KIRO 7 reporter gives sky-high tour of Boeing Dreamliner on way to Japan


SEATTLE - Boeing's new 787 Dreamliner has been flying people in and out of Sea-Tac Airport for exactly one week, and KIRO 7 Eyewitness News wanted to know if passengers thought the flying experience lived up to all the hype.


   Report Gary Horcher got a ticket to Tokyo aboard the first Dreamliner flight out of Sea-Tac to find out.


Frequent fliers aboard the jet said they noticed immediate differences.


“It seems to be quiet, I thought definitely on the takeoff and it also didn’t have the typical shudder,” said business traveler James MacFarland.


“It sounds different though!  Like when we’re taking off there were a lot of different noises that I don’t normally hear when we’re taking off in an airplane,” said passenger Dylan Hughes.


Horcher said that although you can hear noise, Boeing designed the Dreamliner to be quieter with less engine roar. The wings are structured for a smoother ride in choppy air.


On board, the larger size of the windows is glaringly obvious, drawing your eye to what's outside. They also dim to darkness with a touch of your finger.


“Most people realize they’re larger, but they’re also higher, they’re at eye level,” said passenger Jonathan Spira.


The high ceilings are illuminated with colored mood lighting that changes with the time of day.


Everything comes together to create a much more open environment, and that makes the passenger feel better,” said Spira.


After about four hours into the flight, one thing that seemed to be a proof of performance was that passengers like Horcher who suffer from ear pain and sinus problems because of pressure didn’t have any problems.


Passengers said they could really feel the difference.


“My ears have barely popped at all,” said Hughes.


Boeing designed the 787's cabin pressure to feel more like being on the ground.  The air is more humid, filtered to be fresher and healthier. 


“I feel more comfortable than I normally would.   It could be the air and just the roominess of everything,” said Hughes.


ANA Airlines and Boeing designed spacious business class pods with room for working. Seats open 90 degrees flat for sleeping.


Economy seating is still spacious -- the seats are slightly wider -- and in the wide body plane there are two isles. But passengers noticed something about one of the biggest features -- the oversized overhead bins.


“Like your jacket, you kind of have to be more careful because it wouldn’t stay flat, it will fire into the back.  So, I’m surprised they would miss that.  You could actually hear my jacket slide to the back,” said McFarland.


Another feature about the Dreamliner is something Boeing engineers call the “Dream Lavatory.”


The door opens in on itself, revealing a larger bathroom than on a lot of other airplanes, complete with its own window. And it's hands-free, too.  You wave your hand over the electric eye, and not only does it flush, it lowers the lid and sanitizes the bathroom for you.


Flying on ANA's Dreamliner costs about the same as flying on any other jet.  Horcher found tickets to Tokyo for $1,600 round trip in economy.

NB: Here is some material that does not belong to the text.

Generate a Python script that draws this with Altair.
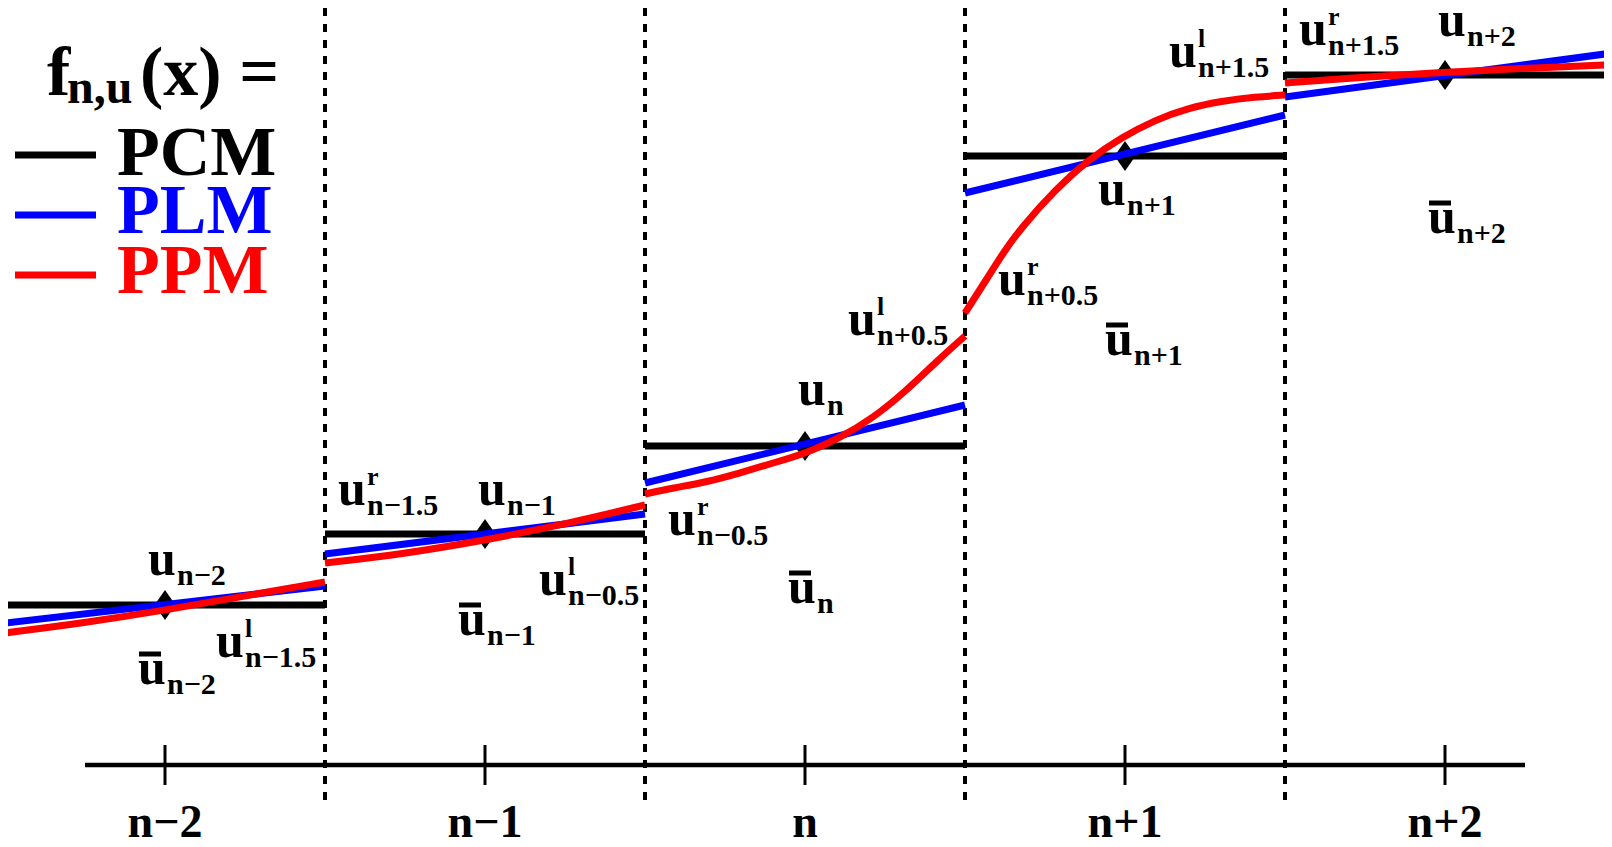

After 10 hours and 18 minutes, passengers told Horcher the difference in comfort was dramatic.


“I think that this definitely raises the bar for what airplanes should be like, for what a flying experience should be like,” said Hughes.



ANA Airlines put fewer seats on the 787 to give people more room.



Seating on other airlines flying the Dreamliner could be completely different.